Sprint Planning
Sprint planning is the agile development ceremony where teams define objectives and work for the next iteration, enabling effective collaboration and aligned execution.
What is Sprint Planning?
Sprint Planning is an agile ceremony where the entire team gathers to define the objectives and deliverables for the next sprint (typically 1-4 weeks). Through this process, the team selects backlog items prioritized by the product owner and breaks them into concrete tasks that fit the team’s capacity.
In a nutshell: Like confirming a menu before cooking—the whole team aligns on “what are we building this week?” and “how will we do it?”
Key points:
- What it does: Determines which features or tasks will be completed during the sprint and creates implementation plans.
- Why it’s needed: Aligns team understanding, sets expectations, and enables efficient development.
- Who uses it: Scrum master, product owner, development team.
Why It Matters
Without proper sprint planning, team member roles become unclear, rework increases, and productivity drops. Conversely, quality planning boosts team motivation and dramatically improves project success rates. Clear commitments enable stakeholder expectations management, early risk identification through discussion, and easier response to change requests.
How It Works
Sprint planning breaks into two phases. In phase one, “What are we doing?”, the product owner explains prioritized backlog items. The team considers past velocity (throughput) and current capacity, selecting items achievable within the sprint.
In phase two, “How will we do it?”, the development team breaks selected user stories into technical tasks.
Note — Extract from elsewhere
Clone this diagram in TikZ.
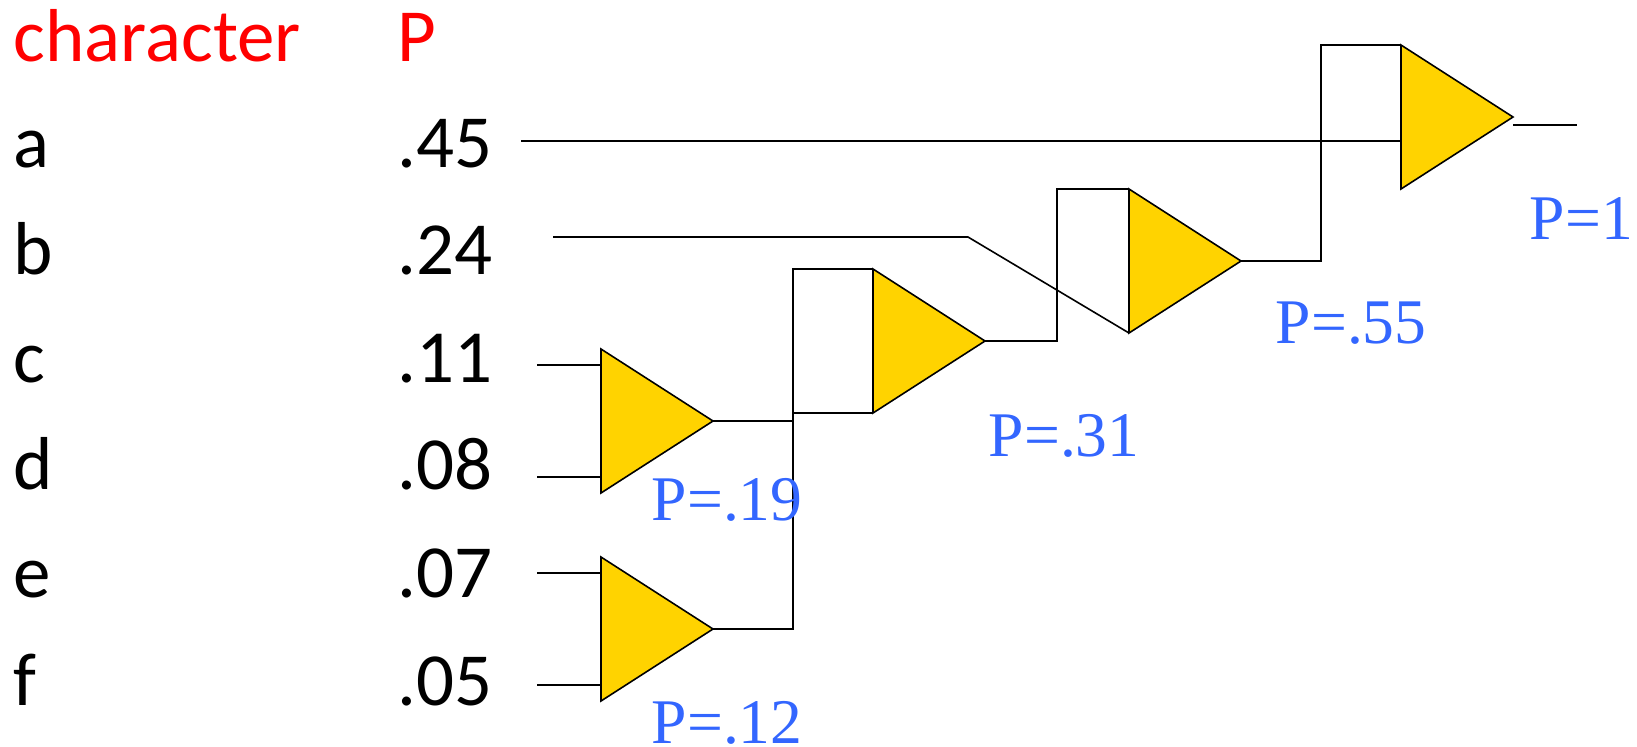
\documentclass[tikz,border=0pt]{standalone}
\usepackage{fontspec}
\setmainfont{Carlito}
\newfontfamily\labelfont{Liberation Serif}
\usetikzlibrary{shapes.geometric}
\definecolor{gateyellow}{HTML}{FFD300}
\definecolor{labelblue}{HTML}{3366FF}
\begin{document}
\begin{tikzpicture}[x=0.5pt,y=-0.5pt,line width=0.8pt,node distance=53.8pt,
                    gate node/.style={isosceles triangle,isosceles triangle stretches,draw,fill=gateyellow,
                      minimum width=72pt,minimum height=56pt,inner sep=0pt,outer sep=0pt,anchor=apex},
                    row node/.style={inner sep=0pt,text height=26pt,text depth=0pt,font=\fontsize{37.5}{40}\selectfont,align=left},
                    char node/.style={row node,text width=150pt},
                    prob node/.style={row node,text width=50pt},
                    label node/.style={inner sep=0pt,anchor=base west,text depth=0pt,text=labelblue,font=\labelfont\fontsize{31.8}{36}\selectfont}]
  \useasboundingbox (0,0) rectangle (1637,746);
  % table
  \node[char node,text=red,anchor=base west] (head) at (13,61) {character};
  \node[prob node,text=red,right of=head,node distance=142pt] (phead) {P};
  \node[char node] (a) [below of=head,node distance=53pt] {a};
  \node[char node] (b) [below of=a] {b};
  \node[char node] (c) [below of=b] {c};
  \node[char node] (d) [below of=c] {d};
  \node[char node] (e) [below of=d] {e};
  \node[char node] (f) [below of=e] {f};
  \node[prob node] (pa) [below of=phead,node distance=53pt] {.45};
  \node[prob node] (pb) [below of=pa] {.24};
  \node[prob node] (pc) [below of=pb] {.11};
  \node[prob node] (pd) [below of=pc] {.08};
  \node[prob node] (pe) [below of=pd] {.07};
  \node[prob node] (pf) [below of=pe] {.05};
  % free ends of the wires
  \coordinate (a start) at (521,141);
  \coordinate (a in) at (1400,141);
  \coordinate (b start) at (553,237);
  \coordinate (b bend) at (968,237);
  \coordinate (c start) at (537,365);
  \coordinate (c in) at (601,365);
  \coordinate (d start) at (537,477);
  \coordinate (d in) at (601,477);
  \coordinate (e start) at (537,573);
  \coordinate (e in) at (601,573);
  \coordinate (f start) at (537,685);
  \coordinate (f in) at (601,685);
  \coordinate (join) at (793,420);
  \coordinate (join low) at (793,413);
  \coordinate (out start) at (1513,125);
  \coordinate (out end) at (1577,125);
  % gates
  \node[gate node] (g1) at (713,421) {};
  \node[gate node] (g2) at (713,629) {};
  \node[gate node] (g3) at (985,341) {};
  \node[gate node] (g4) at (1241,261) {};
  \node[gate node] (g5) at (1513,117) {};
  % wires
  \path
    (a start) edge (a in)
    (c start) edge (c in)
    (d start) edge (d in)
    (e start) edge (e in)
    (f start) edge (f in)
    (g1.apex) edge (join |- g1.apex)
    (join low) edge (g3.right corner)
    (out start) edge (out end);
  \draw (b start) -- (b bend) -- (g4.right corner);
  \draw (g2.apex) -| (join) |- (g3.left corner);
  \draw (g3.apex) -- ++(72,0) |- (g4.left corner);
  \draw (g4.apex) -- ++(80,0) |- (g5.left corner);
  % labels
  \node[label node] (l1) at (651,520) {P=.19};
  \node[label node] (l2) at (651,743) {P=.12};
  \node[label node] (l3) at (988,456) {P=.31};
  \node[label node] (l4) at (1275,343) {P=.55};
  \node[label node] (l5) at (1529,239) {P=1};
\end{tikzpicture}
\end{document}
Task owners are assigned, dependencies clarified, and contingencies for unexpected obstacles are planned. This two-phase approach ensures balanced business value and technical feasibility.
Real-World Use Cases
Software Development Team - Planning new feature development and bug fixes per sprint, delivering continuous customer value. Startup Product Development - Within limited resources, prioritizing and iterating toward MVP completion. Digital Marketing - Managing campaign implementation by sprint, responding quickly to market feedback.
Benefits and Considerations
The major benefit of sprint planning is maintaining team autonomy while ensuring management transparency. Clear commitments simplify stakeholder expectations management. However, excessive detail or unrealistic commitments harm team morale, so experience-based realistic estimation is critical.
Related Terms
- Product Backlog — The prioritized item list underlying sprint planning.
- Velocity — Team throughput metric, foundation for capacity planning.
- Sprint Retrospective — Post-sprint ceremony examining process improvements.
- User Story — User-centric feature description format.
- Scrum Master — Role facilitating sprint planning.